The briefcase is becoming a junk drawer
We are just weeks out from Money in the Bank 2026 and the booking trajectory inside the corporate offices is starting to smell like burnt popcorn. Everyone is acting like these ladder matches are still the peak of storytelling, but we have reached a point of absolute saturation. When you keep pulling the same rabbit out of the same hat every single year, eventually the audience stops looking at the hat and starts checking the exit signs.
The men's briefcase has become less of a rocket ship to stardom and more of a narrative anchor. Look at the last three cash-ins. We have seen champions get pinned after three-minute matches that drained all the heat out of the programs. If the creative team hands this to another established veteran just to fill a spot on the PLE card, they deserve every bit of the dead silence they are going to get from the crowd.
The championship landscape is stagnant
Let’s talk about the title picture.

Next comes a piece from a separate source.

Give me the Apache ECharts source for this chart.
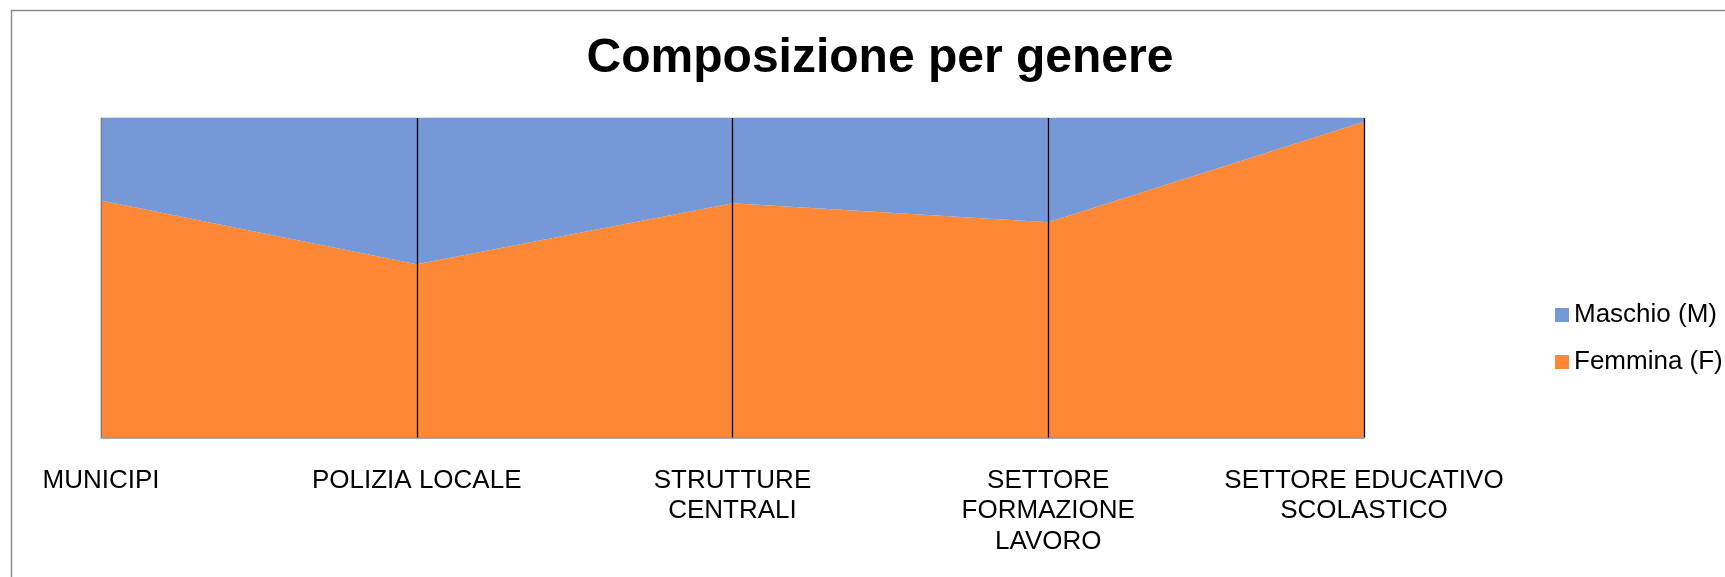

The main event scene is stuck in 2024. We are looking at the same handful of names rotating through the top spots while the mid-card talent is left to rot in 10-minute television matches without real stakes. A championship match at a big event should feel like the climax of a physical journey. Instead, we are getting rematches that feel like they were picked out of a hat by middle management.
If the current champion retains in five minutes with a singular finisher, it will be the final nail in the coffin for that specific title reign’s prestige. We need a clean break from the past twelve months of booking. We need someone to take that belt on a long-term journey rather than just holding it while the real stars finish their filming schedules.
Predicting the inevitable car crash
Do not expect any massive surprises this July. The pattern is painfully clear to anyone who has sat through the last decade of these ladder matches. You have the high-flyer who exists purely to take a back-first bump onto a steel apparatus, followed by the brawlers who spend too much time adjusting the hooks instead of climbing the ladder. It is a formula that stopped being exciting back when we were still using blue ladders.
My pick for the men's winner is whoever has the most heat with the younger demographic, because the company is desperate to move merchandise numbers before the next quarterly wrap-up. Meanwhile, the championship matches will likely follow a predictable sequence of near-falls leading to a disputed finish. They are terrified of taking the strap off their current cash cows. If you are expecting a shock title change, you are setting yourself up for a long drive home in total silence.
The writing staff seems obsessed with protecting the status quo rather than risking a moment that actually moves the needle. We saw this reluctance back in the day when the creative direction drifted into autopilot for months at a time. It is a safe strategy for the quarterly earnings call, but it is an absolute death sentence for fan engagement. A 95 percent probability of a predictable finish is not professional wrestling; it is a live-action soap opera that forgot how to provide a cliffhanger.
Ultimately, Money in the Bank 2026 will serve as a reflection of a brand that cares more about optics than electricity. Winning the briefcase used to mean you were the future of the company. Now, it just means you are going to be floating in the upper-mid-card for six months until they eventually book you into an awkward, failed cash-in attempt on a random week of television. We call that the mid-card purgatory special.
Look at the way they handled recent challengers. They lose a big match cleanly, they disappear for three weeks, and then they suddenly return to confront the champion as if the previous loss never occurred. It is a lazy loop that insults the intelligence of the paying audience. Unless they put the belt on someone who can cut a promo without a script-writer hovering over their shoulder, these championship matches are destined for the highlight reels on social media and nothing more.
If you want a bold prediction, here it is: the best match of the night will not be for a title. It will be the one match where they let two guys actually work a stiff, technical pace without worrying about their post-match interference segments. The rest of the show is just a glossy package for a status quo that stopped being interesting around the 30 minute mark of the last major event.